> **Given instruction**:
Return each line containing "matplotlib".

--- Begin Source excerpt ---

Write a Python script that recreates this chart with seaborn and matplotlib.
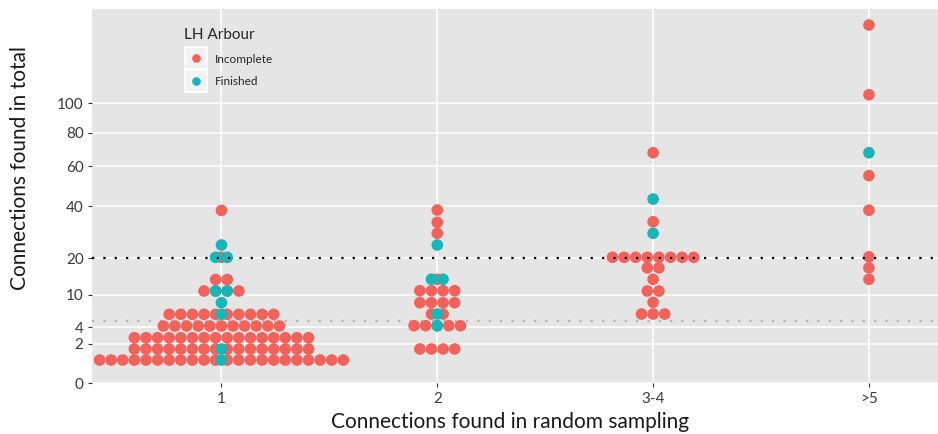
import numpy as np
import pandas as pd
import matplotlib as mpl
import matplotlib.pyplot as plt
import seaborn as sns
from matplotlib.lines import Line2D
mpl.use('Agg')

categories = ["1", "2", "3-4", ">5"]

# dot plot rows (one row = one stack of dots): category, connections found in total, number of dots
inc_cat = [1, 1, 1, 1, 1, 1, 1, 1, 1,
           2, 2, 2, 2, 2, 2, 2, 2, 2,
           3, 3, 3, 3, 3, 3, 3, 3,
           4, 4, 4, 4, 4, 4, 4]
inc_total = [0.69, 1.5, 2.65, 4.19, 6.07, 10.87, 13.74, 20.25, 38.1,
             1.5, 4.23, 6.12, 8.29, 10.93, 13.8, 28.7, 33.06, 38.3,
             6.12, 8.37, 10.87, 13.8, 17.0, 20.25, 33.3, 67.8,
             13.8, 17.0, 20.4, 38.2, 55.0, 106.2, 163.7]
inc_n = [22, 16, 16, 11, 10, 4, 2, 1, 1,
         4, 5, 2, 4, 4, 1, 1, 1, 1,
         3, 1, 2, 1, 2, 8, 1, 1,
         1, 1, 1, 1, 1, 1, 1]

fin_cat = [1, 1, 1, 1, 1, 1, 1, 2, 2, 2, 2, 3, 3, 4]
fin_total = [0.69, 1.5, 6.07, 8.29, 10.87, 20.25, 24.4,
             4.23, 6.12, 13.8, 24.4, 28.7, 43.3, 67.8]
fin_n = [1, 1, 1, 1, 2, 2, 1, 1, 1, 2, 1, 1, 1, 1]

y_ticks = [0, 2, 4, 10, 20, 40, 60, 80, 100]
threshold_hi = 20
threshold_lo = 5

red = '#F2625B'
teal = '#16B6B9'
step = 0.0538  # dot width in category units

# stack the dots of each row centred on the category
rows = []
for status, cats, totals, ns in [('Incomplete', inc_cat, inc_total, inc_n),
                                 ('Finished', fin_cat, fin_total, fin_n)]:
    for c, t, n in zip(cats, totals, ns):
        for i in range(n):
            rows.append({'x': c + (i - (n - 1) / 2) * step, 'total': t, 'LH Arbour': status})
df = pd.DataFrame(rows)

sns.set_theme(style='darkgrid', rc={'axes.facecolor': '#E5E5E5',
                                    'grid.color': 'white',
                                    'grid.linewidth': 1.1,
                                    'xtick.bottom': True, 'ytick.left': True,
                                    'xtick.color': '#333333', 'ytick.color': '#333333',
                                    'xtick.major.size': 3, 'ytick.major.size': 3,
                                    'xtick.major.width': 0.8, 'ytick.major.width': 0.8})
plt.rcParams['font.family'] = ['Lato', 'DejaVu Sans']

fig = plt.figure(figsize=(9.38, 4.34), dpi=100)
ax = fig.add_axes([0.098, 0.1168, 0.902, 0.8625])

ax.set_yscale('function', functions=(lambda v: np.sqrt(np.clip(v, 0, None)), np.square))

sns.scatterplot(data=df, x='x', y='total', hue='LH Arbour', palette={'Incomplete': red, 'Finished': teal},
                s=70, linewidth=0, legend=False, ax=ax, zorder=2)

ax.axhline(threshold_hi, color='black', ls=(0, (1, 4.1)), lw=1.6, zorder=3)
ax.axhline(threshold_lo, color='#B5B5B5', ls=(0, (1, 4.1)), lw=1.6, zorder=1)

ax.set_xlim(0.4, 4.32)
ax.set_ylim(0, 178.7)
ax.set_xticks(range(1, len(categories) + 1))
ax.set_xticklabels(categories)
ax.set_yticks(y_ticks)
ax.set_yticklabels([str(v) for v in y_ticks])
ax.minorticks_off()
ax.tick_params(labelsize=11, labelcolor='#3A3A3A', pad=3)
for s in ax.spines.values():
    s.set_visible(False)

ax.set_xlabel('Connections found in random sampling', fontsize=15, color='#1A1A1A')
ax.set_ylabel('Connections found in total', fontsize=15, color='#1A1A1A')
ax.xaxis.set_label_coords(0.494, -0.077)
ax.yaxis.set_label_coords(-0.073, 0.574)

# ggplot style legend: grey key boxes behind the dots
handles = []
for col in [red, teal]:
    box = Line2D([], [], marker='s', markersize=16.5, markerfacecolor='#F2F2F2',
                 markeredgecolor='white', markeredgewidth=1.2, ls='')
    dot = Line2D([], [], marker='o', markersize=6.2, markerfacecolor=col, markeredgewidth=0, ls='')
    handles.append((box, dot))
leg = ax.legend(handles, ['Incomplete', 'Finished'], title='LH Arbour', loc='upper left',
                bbox_to_anchor=(0.098, 0.975), frameon=False, fontsize=8.5, title_fontsize=11,
                handlelength=1.95, handletextpad=0.6, labelspacing=1.0, borderpad=0.3)
leg._legend_box.align = 'left'

fig.savefig('out.png', dpi=100)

--- End Source excerpt ---

> **In response**:
Write a Python script that recreates this chart with seaborn and matplotlib.
import matplotlib as mpl
import matplotlib.pyplot as plt
from matplotlib.lines import Line2D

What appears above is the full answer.